[begin Material provided]
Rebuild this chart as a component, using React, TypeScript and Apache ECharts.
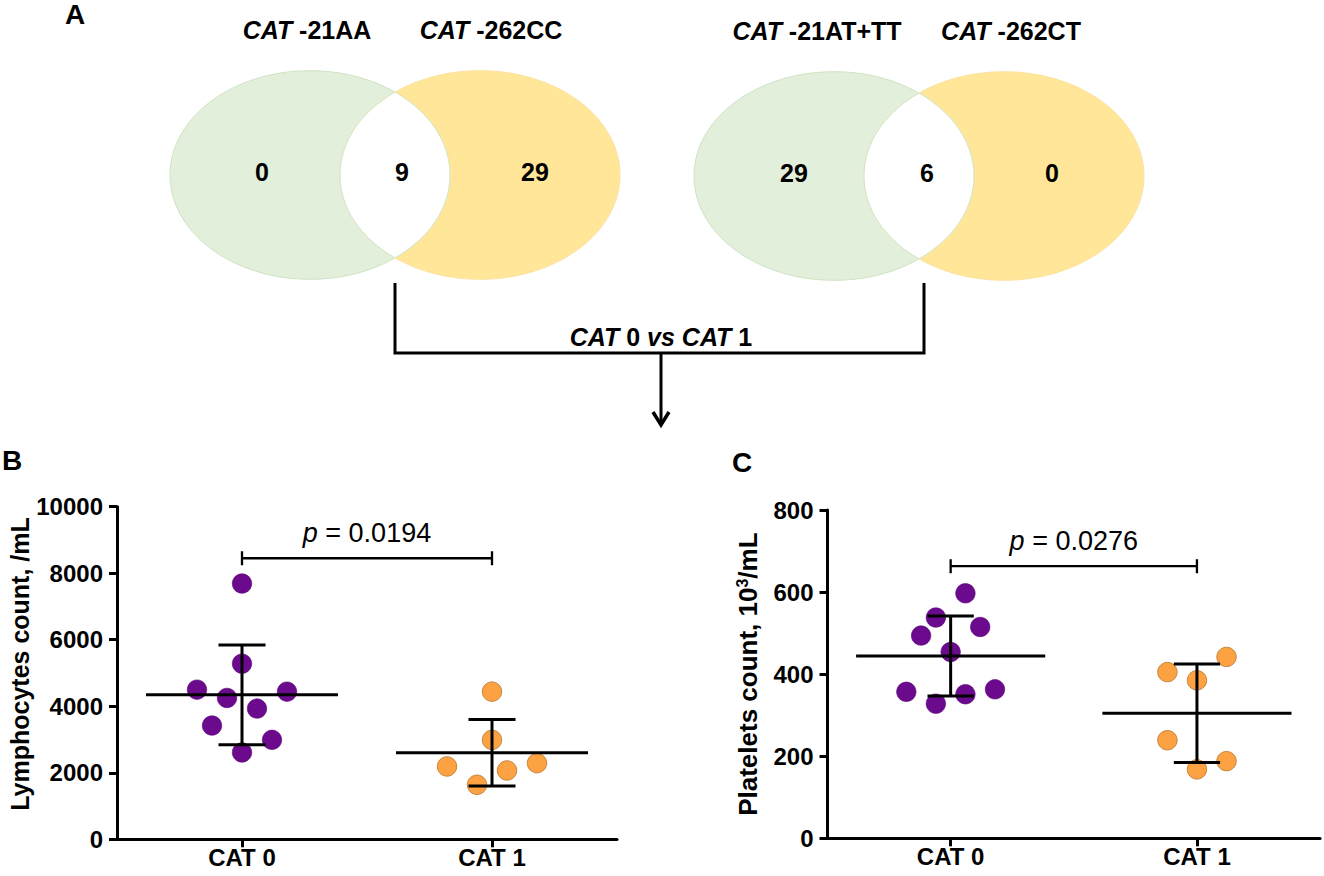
import React, { useEffect, useRef } from "react";
import * as echarts from "echarts";

// ---------- data ----------
const categories = ["CAT 0", "CAT 1"];

// Panel B: lymphocytes count (/mL)
const lymphCat0 = [7690, 5280, 4500, 4440, 4250, 3930, 3420, 2990, 2610];
const lymphCat0Jitter = [0, 0, -0.18, 0.18, -0.06, 0.06, -0.12, 0.12, 0];
const lymphCat1 = [4440, 2990, 2190, 2290, 2070, 1640];
const lymphCat1Jitter = [0, 0, -0.18, 0.18, 0.06, -0.06];
const lymphAxis = { min: 0, max: 10000, interval: 2000 };
const lymphPValue = "0.0194";
const lymphBracketLevel = 8450;

// Panel C: platelets count (10^3/mL)
const plateCat0 = [597, 538, 515, 494, 454, 357, 351, 363, 328];
const plateCat0Jitter = [0.06, -0.06, 0.12, -0.12, 0, -0.18, 0.06, 0.18, -0.06];
const plateCat1 = [442, 405, 385, 239, 188, 168];
const plateCat1Jitter = [0.12, -0.12, 0, -0.12, 0.12, 0];
const plateAxis = { min: 0, max: 800, interval: 200 };
const platePValue = "0.0276";
const plateBracketLevel = 663;

// Panel A: Venn diagrams
const vennLeftSets = ["-21AA", "-262CC"];
const vennLeftCounts = [0, 9, 29];
const vennRightSets = ["-21AT+TT", "-262CT"];
const vennRightCounts = [29, 6, 0];

// ---------- helpers ----------
const FONT = "'Liberation Sans', Arial, Helvetica, sans-serif";
const PURPLE = "#6b0a8d";
const ORANGE = "#fca243";
const ORANGE_BORDER = "#b8762f";
const GREEN_FILL = "#e2efda";
const YELLOW_FILL = "#ffe699";

const mean = (a: number[]) => a.reduce((s, v) => s + v, 0) / a.length;
const sd = (a: number[]) => {
  const m = mean(a);
  return Math.sqrt(a.reduce((s, v) => s + (v - m) * (v - m), 0) / (a.length - 1));
};

// Venn lens (intersection) shape
const VRX = 140;
const VRY = 104.3;
const VD = 85;
const VH = VRY * Math.sqrt(1 - (VD / VRX) * (VD / VRX));
const lensPath = `M 0 ${-VH} A ${VRX} ${VRY} 0 0 0 0 ${VH} A ${VRX} ${VRY} 0 0 0 0 ${-VH} Z`;
echarts.graphic.registerShape("vennLens", echarts.graphic.extendPath(lensPath, {}));

function statsRenderer(params: any, api: any) {
  const x = api.value(0);
  const m = api.value(1);
  const s = api.value(2);
  const L = api.coord([x - 0.384, m]);
  const R = api.coord([x + 0.384, m]);
  const T = api.coord([x, m + s]);
  const B = api.coord([x, m - s]);
  const tl = api.coord([x - 0.094, m + s]);
  const tr = api.coord([x + 0.094, m + s]);
  const bl = api.coord([x - 0.094, m - s]);
  const br = api.coord([x + 0.094, m - s]);
  const st = { stroke: "#000", lineWidth: 3 };
  return {
    type: "group",
    children: [
      { type: "line", shape: { x1: L[0], y1: L[1], x2: R[0], y2: R[1] }, style: st },
      { type: "line", shape: { x1: T[0], y1: T[1], x2: B[0], y2: B[1] }, style: st },
      { type: "line", shape: { x1: tl[0], y1: tl[1], x2: tr[0], y2: tr[1] }, style: st },
      { type: "line", shape: { x1: bl[0], y1: bl[1], x2: br[0], y2: br[1] }, style: st },
    ],
  };
}

function makeBracketRenderer(pText: string) {
  return (params: any, api: any) => {
    const a = api.coord([api.value(0), api.value(2)]);
    const b = api.coord([api.value(1), api.value(2)]);
    const st = { stroke: "#000", lineWidth: 2.3 };
    return {
      type: "group",
      children: [
        { type: "line", shape: { x1: a[0], y1: a[1], x2: b[0], y2: b[1] }, style: st },
        { type: "line", shape: { x1: a[0], y1: a[1] - 7, x2: a[0], y2: a[1] + 7 }, style: st },
        { type: "line", shape: { x1: b[0], y1: b[1] - 7, x2: b[0], y2: b[1] + 7 }, style: st },
        {
          type: "text",
          style: {
            x: (a[0] + b[0]) / 2,
            y: a[1] - 25,
            text: `{i|p} = ${pText}`,
            fill: "#000",
            fontSize: 27,
            fontFamily: FONT,
            align: "center",
            verticalAlign: "middle",
            rich: { i: { fontStyle: "italic", fontSize: 27, fontFamily: FONT, fill: "#000" } },
          },
        },
      ],
    };
  };
}

function vennGraphics(cxL: number, cxR: number, cy: number, sets: string[], counts: number[], labelY: number, labelX: number[], numX: number[]) {
  const els: any[] = [
    { type: "ellipse", shape: { cx: cxL, cy, rx: VRX, ry: VRY }, style: { fill: GREEN_FILL, stroke: "#cfe3c2", lineWidth: 1 } },
    { type: "ellipse", shape: { cx: cxR, cy, rx: VRX, ry: VRY }, style: { fill: YELLOW_FILL, stroke: "#fde3a0", lineWidth: 1 } },
    { type: "vennLens", x: (cxL + cxR) / 2, y: cy, style: { fill: "#ffffff", stroke: "#d4e4c9", lineWidth: 1 } },
  ];
  sets.forEach((s, i) => {
    els.push({
      type: "text",
      x: labelX[i],
      y: labelY,
      style: {
        text: `{bi|CAT} ${s}`,
        fill: "#000",
        fontSize: 25,
        fontWeight: "bold",
        fontFamily: FONT,
        align: "center",
        verticalAlign: "middle",
        rich: { bi: { fontStyle: "italic", fontWeight: "bold", fontSize: 25, fontFamily: FONT, fill: "#000" } },
      },
    });
  });
  counts.forEach((c, i) => {
    els.push({
      type: "text",
      x: numX[i],
      y: cy - 3,
      style: { text: String(c), fill: "#000", fontSize: 25, fontWeight: "bold", fontFamily: FONT, align: "center", verticalAlign: "middle" },
    });
  });
  return els;
}

function valueYAxis(gridIndex: number, ax: { min: number; max: number; interval: number }, name: string, nameGap: number, extra: any) {
  return {
    type: "value",
    gridIndex,
    min: ax.min,
    max: ax.max,
    interval: ax.interval,
    splitLine: { show: false },
    axisLine: { show: true, onZero: false, lineStyle: { color: "#000", width: 3 } },
    axisTick: { show: true, length: 8, lineStyle: { color: "#000", width: 3 } },
    axisLabel: {
      color: "#000",
      fontSize: 24,
      fontWeight: "bold",
      fontFamily: FONT,
      margin: 14,
      formatter: (v: number) => String(v),
    },
    name,
    nameLocation: "middle",
    nameGap,
    nameTextStyle: { color: "#000", fontFamily: FONT, fontWeight: "bold", ...extra },
  };
}

function catXAxis(gridIndex: number) {
  return {
    type: "category",
    gridIndex,
    data: categories,
    boundaryGap: true,
    axisLine: { show: true, onZero: false, lineStyle: { color: "#000", width: 3 } },
    axisTick: { show: true, alignWithLabel: true, length: 8, lineStyle: { color: "#000", width: 3 } },
    axisLabel: { color: "#000", fontSize: 24, fontWeight: "bold", fontFamily: FONT, margin: 6 },
    splitLine: { show: false },
  };
}

function App() {
  const ref = useRef<HTMLDivElement>(null);
  useEffect(() => {
    if (!ref.current) return;
    const chart = echarts.init(ref.current, undefined, { renderer: "svg" });

    const scatterB0 = lymphCat0.map((v, i) => [0 + lymphCat0Jitter[i], v]);
    const scatterB1 = lymphCat1.map((v, i) => [1 + lymphCat1Jitter[i], v]);
    const scatterC0 = plateCat0.map((v, i) => [0 + plateCat0Jitter[i], v]);
    const scatterC1 = plateCat1.map((v, i) => [1 + plateCat1Jitter[i], v]);

    const purpleStyle = { color: PURPLE, borderColor: "#5a0778", borderWidth: 0.6, opacity: 1 };
    const orangeStyle = { color: ORANGE, borderColor: ORANGE_BORDER, borderWidth: 0.8, opacity: 1 };

    const graphics: any[] = [
      { type: "text", x: 75, y: 14, style: { text: "A", fill: "#000", fontSize: 28, fontWeight: "bold", fontFamily: FONT, align: "center", verticalAlign: "middle" } },
      { type: "text", x: 12, y: 460, style: { text: "B", fill: "#000", fontSize: 28, fontWeight: "bold", fontFamily: FONT, align: "center", verticalAlign: "middle" } },
      { type: "text", x: 742, y: 462, style: { text: "C", fill: "#000", fontSize: 28, fontWeight: "bold", fontFamily: FONT, align: "center", verticalAlign: "middle" } },
      ...vennGraphics(310, 480, 175, vennLeftSets, vennLeftCounts, 30, [307, 491], [262, 402, 535]),
      ...vennGraphics(834, 1004, 176, vennRightSets, vennRightCounts, 31, [817, 1011], [794, 927, 1052]),
      {
        type: "polyline",
        shape: { points: [[395, 283], [395, 353], [924, 353], [924, 283]] },
        style: { stroke: "#000", lineWidth: 3, fill: "none" },
      },
      { type: "line", shape: { x1: 661, y1: 353, x2: 661, y2: 425 }, style: { stroke: "#000", lineWidth: 3 } },
      { type: "polyline", shape: { points: [[653, 412], [661, 425], [669, 412]] }, style: { stroke: "#000", lineWidth: 3.5, fill: "none" } },
      {
        type: "text",
        x: 661,
        y: 337,
        style: {
          text: "{bi|CAT} 0 {bi|vs} {bi|CAT} 1",
          fill: "#000",
          fontSize: 25,
          fontWeight: "bold",
          fontFamily: FONT,
          align: "center",
          verticalAlign: "middle",
          rich: { bi: { fontStyle: "italic", fontWeight: "bold", fontSize: 25, fontFamily: FONT, fill: "#000" } },
        },
      },
    ];

    chart.setOption({
      animation: false,
      backgroundColor: "#ffffff",
      graphic: { elements: graphics },
      grid: [
        { left: 117, top: 506.7, width: 500, height: 332.6 },
        { left: 827.5, top: 510, width: 492.6, height: 328.3 },
      ],
      xAxis: [
        catXAxis(0),
        { type: "value", gridIndex: 0, min: -0.5, max: 1.5, show: false },
        catXAxis(1),
        { type: "value", gridIndex: 1, min: -0.5, max: 1.5, show: false },
      ],
      yAxis: [
        valueYAxis(0, lymphAxis, "Lymphocytes count, /mL", 82, { fontSize: 25, padding: [0, 0, 0, 18] }),
        valueYAxis(1, plateAxis, "Platelets count, 10{sup|3}/mL", 67, {
          fontSize: 26,
          rich: { sup: { fontSize: 16, fontWeight: "bold", fontFamily: FONT, color: "#000", verticalAlign: "top", lineHeight: 13 } },
        }),
      ],
      series: [
        { type: "scatter", xAxisIndex: 1, yAxisIndex: 0, data: scatterB0, symbolSize: 19.5, itemStyle: purpleStyle, z: 2 },
        { type: "scatter", xAxisIndex: 1, yAxisIndex: 0, data: scatterB1, symbolSize: 19.5, itemStyle: orangeStyle, z: 2 },
        {
          type: "custom",
          xAxisIndex: 1,
          yAxisIndex: 0,
          z: 3,
          renderItem: statsRenderer,
          data: [
            [0, mean(lymphCat0), sd(lymphCat0)],
            [1, mean(lymphCat1), sd(lymphCat1)],
          ],
        },
        {
          type: "custom",
          xAxisIndex: 1,
          yAxisIndex: 0,
          z: 3,
          renderItem: makeBracketRenderer(lymphPValue),
          data: [[0, 1, lymphBracketLevel]],
        },
        { type: "scatter", xAxisIndex: 3, yAxisIndex: 1, data: scatterC0, symbolSize: 19.5, itemStyle: purpleStyle, z: 2 },
        { type: "scatter", xAxisIndex: 3, yAxisIndex: 1, data: scatterC1, symbolSize: 19.5, itemStyle: orangeStyle, z: 2 },
        {
          type: "custom",
          xAxisIndex: 3,
          yAxisIndex: 1,
          z: 3,
          renderItem: statsRenderer,
          data: [
            [0, mean(plateCat0), sd(plateCat0)],
            [1, mean(plateCat1), sd(plateCat1)],
          ],
        },
        {
          type: "custom",
          xAxisIndex: 3,
          yAxisIndex: 1,
          z: 3,
          renderItem: makeBracketRenderer(platePValue),
          data: [[0, 1, plateBracketLevel]],
        },
      ],
    });
    return () => chart.dispose();
  }, []);

  return (
    <div
      ref={ref}
      style={{ position: "absolute", left: 0, top: 0, width: 1324, height: 876, background: "#fff" }}
    />
  );
}

export default App;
[end Material provided]
(Given request): From the listing above, pick out each line where the word "React" appears.

(Task answer):
Rebuild this chart as a component, using React, TypeScript and Apache ECharts.
import React, { useEffect, useRef } from "react";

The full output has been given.